At a time when many consolidators and outsourcers are becoming an increasingly large part of the advice landscape, Benchmark Capital remains something of an enigma.

As a subsidiary of the FTSE 100 giant Schroders, and with a wealth division run by Ed Dymott, a veteran of Aegon, Fidelity and a host of industry committees, Benchmark can hardly be said to be an insurgent. 

The firm has assets under administration of £17bn on the platform and “roughly the same again” via the other channels. 

Dymott presides over an operation that employs some advisers and acquires advice businesses, provides investment management to other advisers, and has a platform and regulatory permissions offering to others.

We don’t really care about the business model as long as they are a quality firm.

Advisers are free to choose from any combination of the above. 

In all, 1,700 or so advisers have a relationship with Benchmark, with 70 of those employed by the company. The business that employs advisers directly was called Aspect8, before rebranding to Benchmark Financial Planning earlier this year.

But such a menu of options may cause advisers considering working with the firm to ponder: is there a grand plan behind it all?

What's the big idea? 

Dymott says: “Our aim is to be a turnkey solution for financial planners. It doesn’t matter to us if it is an exit, or a start-up or a firm looking to grow, we want to work with them all. Whether they want tech, or regulation, or investment management, that’s all fine. And we don’t really care about the business model as long as they are a quality firm.”

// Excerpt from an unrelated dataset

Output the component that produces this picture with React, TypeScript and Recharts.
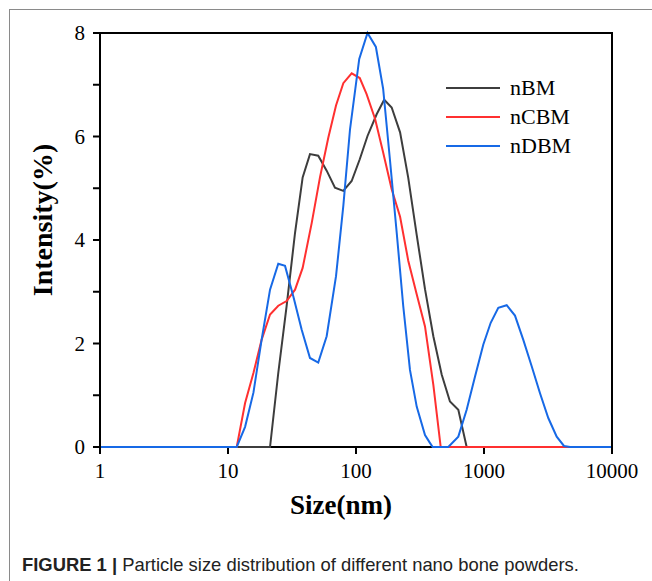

Benchmark acquired one advice firm and took a stake in another in November, and Dymott says both of those deals followed the pattern he deploys when investing in advice firms, as both firms have owners looking to retire. 

We think we can increase productivity for advisers.

He says the firms they acquire are typically part of a pipeline of firms “where the owner doesn’t want to retire now, but maybe wants to have a plan for when they retire in three to five years, and a plan where they know the staff and the clients are looked after.

"That’s probably our USP, and differs from maybe the more typical consolidator model. Consolidators are probably more short term in their thinking, their aim is to sell it on in a few years. ” 

Dymott joined the firm in February 2021, and says the other focus of his acquisition strategy has been to “broaden our geographical reach – we weren’t well enough represented in the Midlands, and have tried to address that with some of the deals we have done this year.”